Both Napster and the Pirate Bay founders argued that only users could be held responsible, since it was the user who requested the infringing files. It did not stop the courts.
Anyone could use those tools to download creative common files and linux ISO, but those arguments did not succeed in the legal system. Bittorent as a technology was however not made illegal, as could be seen in games using it to distribute patches.
Napster and the Pirate Bay struggled because the vast majority of content was pirated. You would be hard pressed to say a significant minority of generative ai has any copyright issues, much less copyright issues as blatant as straight piracy.
I’m not convinced any of the output of these generative AI is free from copyright issues. Consider, a ROT13 copy of a book may at first glance look nothing like the original, but distributing digital copies would be clear copyright infringement.

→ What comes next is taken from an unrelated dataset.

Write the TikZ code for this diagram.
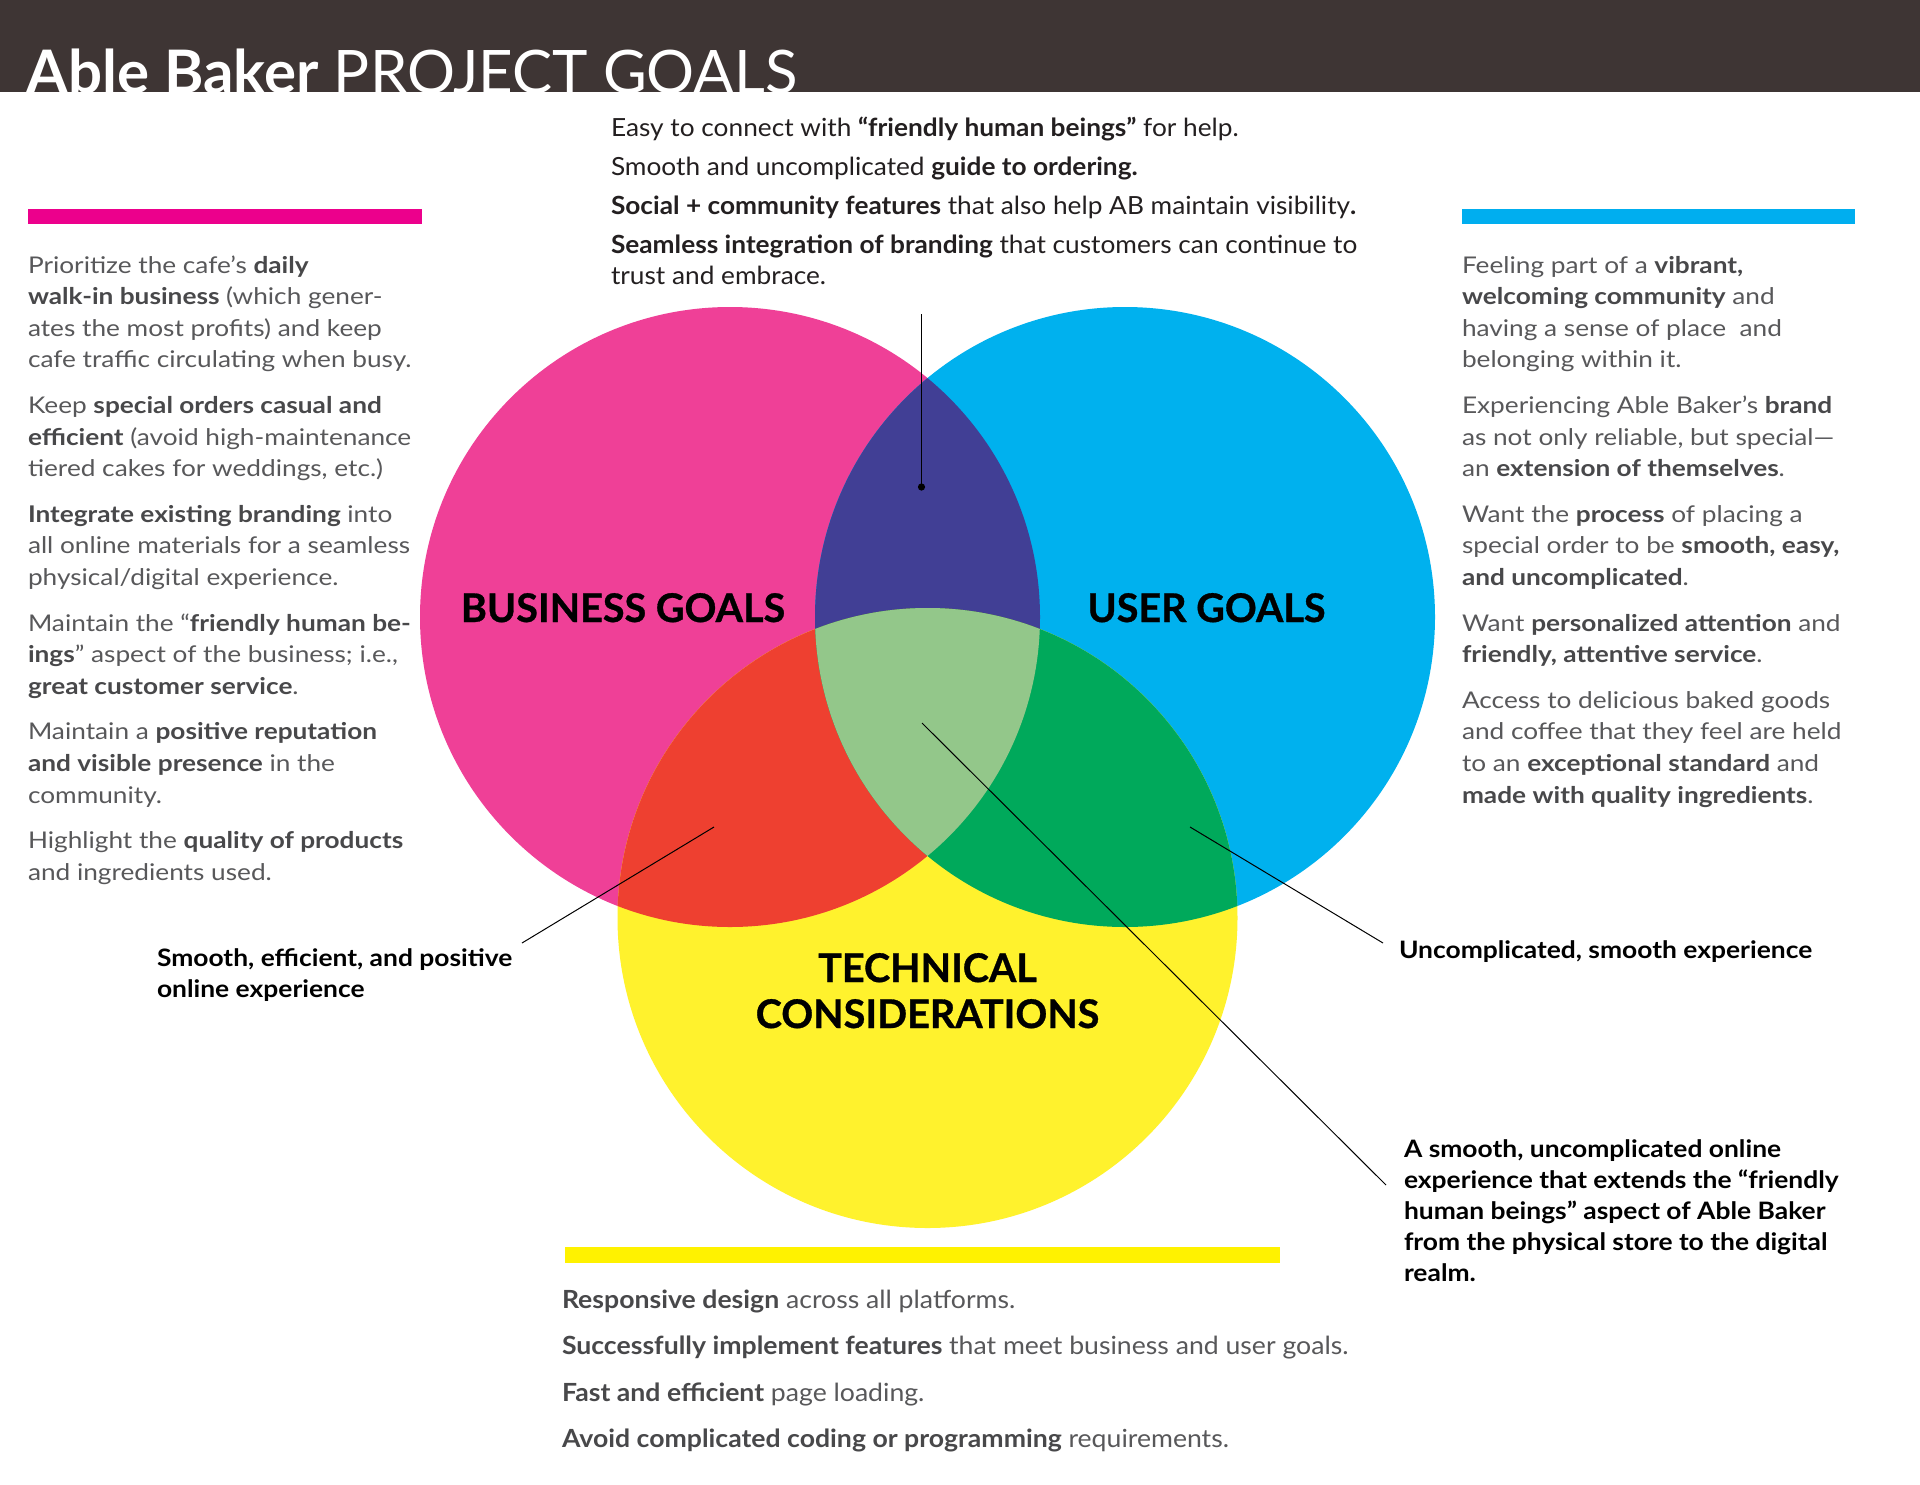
\documentclass[tikz,border=0pt]{standalone}
\usepackage{fontspec}
\setmainfont{Lato}
\newfontfamily\sidefont{Lato}[FakeStretch=1.14]
\newfontfamily\topfont{Lato}[FakeStretch=1.05]
\newfontfamily\botfont{Lato}[FakeStretch=1.065]
\newfontfamily\annfont{Lato}[FakeStretch=1.1]
\newfontfamily\labfont{Lato}[FakeBold=0.8]
\definecolor{hdr}{HTML}{3E3534}
\definecolor{cpink}{HTML}{EF4097}
\definecolor{cblue}{HTML}{00B1EE}
\definecolor{cyellow}{HTML}{FFF22D}
\definecolor{cpurple}{HTML}{413F95}
\definecolor{cred}{HTML}{EE4030}
\definecolor{cgreen}{HTML}{00A95B}
\definecolor{clight}{HTML}{93C78A}
\definecolor{barpink}{HTML}{EC008C}
\definecolor{barblue}{HTML}{00AEEF}
\definecolor{baryellow}{HTML}{FFF200}
\definecolor{bodygray}{HTML}{58585A}
\definecolor{boldgray}{HTML}{48484A}
\definecolor{topblack}{HTML}{231F20}
\newcommand\B[1]{\textbf{\color{boldgray}#1}}
\newcommand\T[1]{\textbf{#1}}
\newcommand\tline[5]{\node[#4] (#1) at (#2,#3) {#5};}
\begin{document}
\begin{tikzpicture}[x=1pt,y=-1pt,
  base/.style={inner sep=0pt, outer sep=0pt, anchor=base west},
  side/.style={base, text=bodygray, font=\sidefont\fontsize{23}{27}\selectfont},
  topt/.style={base, text=topblack, font=\topfont\fontsize{25}{29}\selectfont},
  bott/.style={base, text=bodygray, font=\botfont\fontsize{25}{29}\selectfont},
  ann/.style={base, text=black, font=\annfont\fontsize{24}{28}\selectfont\bfseries},
  clab/.style={inner sep=0pt, outer sep=0pt, anchor=base, text=black, font=\labfont\fontsize{39.5}{46}\selectfont\bfseries},
  conn/.style={draw=black, line width=1pt}]
\useasboundingbox (0,0) rectangle (1920,1484);
\fill[white] (0,0) rectangle (1920,1484);
% header
\fill[hdr] (0,0) rectangle (1920,92);
\node[base, text=white, font=\fontsize{60}{70}\selectfont] (ttl) at (27,93) {\textbf{Able Baker} PROJECT GOALS};
% colour bars
\fill[barpink] (28,209) rectangle (422,224);
\fill[barblue] (1462,209) rectangle (1855,224);
\fill[baryellow] (565,1247) rectangle (1280,1263);
% circles
\coordinate (P) at (730,617);
\coordinate (Bc) at (1125,617);
\coordinate (Y) at (927.5,918);
\fill[cpink] (P) circle[radius=310pt];
\fill[cblue] (Bc) circle[radius=310pt];
\fill[cyellow] (Y) circle[radius=310pt];
\begin{scope}
  \clip (P) circle[radius=310pt];
  \fill[cpurple] (Bc) circle[radius=310pt];
  \fill[cred] (Y) circle[radius=310pt];
\end{scope}
\begin{scope}
  \clip (Bc) circle[radius=310pt];
  \fill[cgreen] (Y) circle[radius=310pt];
\end{scope}
\begin{scope}
  \clip (P) circle[radius=310pt];
  \clip (Bc) circle[radius=310pt];
  \fill[clight] (Y) circle[radius=310pt];
\end{scope}
% circle labels
\node[clab] (bg) at (623,622) {BUSINESS GOALS};
\node[clab] (ug) at (1206.5,622) {USER GOALS};
\node[clab] (tc1) at (927.5,982) {TECHNICAL};
\node[clab] (tc2) at (927.5,1028) {CONSIDERATIONS};
% connectors
\coordinate (t1) at (921.5,314);
\coordinate (t2) at (921.5,487);
\draw[conn, line width=1.4pt] (t1) -- (t2);
\fill[black] (t2) circle[radius=3.6pt];
\coordinate (la) at (714,827);
\coordinate (lb) at (522,943);
\draw[conn] (la) -- (lb);
\coordinate (ra) at (1190,827);
\coordinate (rb) at (1383,943);
\draw[conn] (ra) -- (rb);
\coordinate (ma) at (922,723);
\coordinate (mb) at (1386,1185);
\draw[conn] (ma) -- (mb);
% top text
\tline{tp1}{611}{136}{topt}{Easy to connect with \T{“friendly human beings”} for help.}
\tline{tp2}{611}{175}{topt}{Smooth and uncomplicated \T{guide to ordering.}}
\tline{tp3}{611}{214}{topt}{\T{Social + community features} that also help AB maintain visibility\T{.}}
\tline{tp4}{611}{253}{topt}{\T{Seamless integration of branding} that customers can continue to}
\tline{tp5}{611}{284}{topt}{trust and embrace.}
% left column
\tline{lc1}{28}{273}{side}{Prioritize the cafe’s \B{daily}}
\tline{lc2}{28}{304.6}{side}{\B{walk-in business} (which gener-}
\tline{lc3}{28}{336.2}{side}{ates the most profits) and keep}
\tline{lc4}{28}{367.8}{side}{cafe traffic circulating when busy.}
\tline{lc5}{28}{413.4}{side}{Keep \B{special orders casual and}}
\tline{lc6}{28}{445}{side}{\B{efficient} (avoid high-maintenance}
\tline{lc7}{28}{476.6}{side}{tiered cakes for weddings, etc.)}
\tline{lc8}{28}{522.2}{side}{\B{Integrate existing branding} into}
\tline{lc9}{28}{553.8}{side}{all online materials for a seamless}
\tline{lc10}{28}{585.4}{side}{physical/digital experience.}
\tline{lc11}{28}{631}{side}{Maintain the “\B{friendly human be-}}
\tline{lc12}{28}{662.6}{side}{\B{ings}” aspect of the business; i.e.,}
\tline{lc13}{28}{694.2}{side}{\B{great customer service}.}
\tline{lc14}{28}{739.8}{side}{Maintain a \B{positive reputation}}
\tline{lc15}{28}{771.4}{side}{\B{and visible presence} in the}
\tline{lc16}{28}{803}{side}{community.}
\tline{lc17}{28}{848.6}{side}{Highlight the \B{quality of products}}
\tline{lc18}{28}{880.2}{side}{and ingredients used.}
% right column
\tline{rc1}{1462}{273}{side}{Feeling part of a \B{vibrant,}}
\tline{rc2}{1462}{304.6}{side}{\B{welcoming community} and}
\tline{rc3}{1462}{336.2}{side}{having a sense of place\ \ and}
\tline{rc4}{1462}{367.8}{side}{belonging within it.}
\tline{rc5}{1462}{413.4}{side}{Experiencing Able Baker’s \B{brand}}
\tline{rc6}{1462}{445}{side}{as not only reliable, but special—}
\tline{rc7}{1462}{476.6}{side}{an \B{extension of themselves}.}
\tline{rc8}{1462}{522.2}{side}{Want the \B{process} of placing a}
\tline{rc9}{1462}{553.8}{side}{special order to be \B{smooth, easy,}}
\tline{rc10}{1462}{585.4}{side}{\B{and uncomplicated}.}
\tline{rc11}{1462}{631}{side}{Want \B{personalized attention} and}
\tline{rc12}{1462}{662.6}{side}{\B{friendly, attentive service}.}
\tline{rc13}{1462}{708.2}{side}{Access to delicious baked goods}
\tline{rc14}{1462}{739.8}{side}{and coffee that they feel are held}
\tline{rc15}{1462}{771.4}{side}{to an \B{exceptional standard} and}
\tline{rc16}{1462}{803}{side}{\B{made with quality ingredients}.}
% bottom text
\tline{bt1}{562}{1308}{bott}{\B{Responsive design} across all platforms.}
\tline{bt2}{562}{1354.5}{bott}{\B{Successfully implement features} that meet business and user goals.}
\tline{bt3}{562}{1401}{bott}{\B{Fast and efficient} page loading.}
\tline{bt4}{562}{1447}{bott}{\B{Avoid complicated coding or programming} requirements.}
% annotations
\tline{an1}{157}{966}{ann}{Smooth, efficient, and positive}
\tline{an2}{157}{997.5}{ann}{online experience}
\tline{an3}{1399}{958}{ann}{Uncomplicated, smooth experience}
\tline{an4}{1404}{1157}{ann}{A smooth, uncomplicated online}
\tline{an5}{1404}{1188}{ann}{experience that extends the “friendly}
\tline{an6}{1404}{1219}{ann}{human beings” aspect of Able Baker}
\tline{an7}{1404}{1250}{ann}{from the physical store to the digital}
\tline{an8}{1404}{1281}{ann}{realm.}
\end{tikzpicture}
\end{document}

Feature extraction is literally a form of lossy compression. You can prod DALEE to make obvious copies of some of the works it was trained on, but even seemingly novel images could contain enough similarities to training material to be problematic.
Yeah they seem to be applying legal theory like programming code. If what they said about Napster applied to every website then literally every site with user generated content would be instantly wiped off the internet.
> You would be hard pressed to say a significant minority of generative ai has any copyright issues, much less copyright issues as blatant as straight piracy.
Where generative AI ingests copyrighted works in order to work and bases its output on it, then it is copyright infringement, equivalent to 'straight piracy' of all that it ingested, unless it's deemed fair use.
What Google does with its search engine, for example, is fair use, what Napster did was not.
Those tools overwhelmingly supported pirate means, nearly no one was downloading actually legal public domain songs or Linux ISOs from there. I contrast with LLMs and generative AI, people are using them for actual work, not for piracy, which will be seen differently by the courts.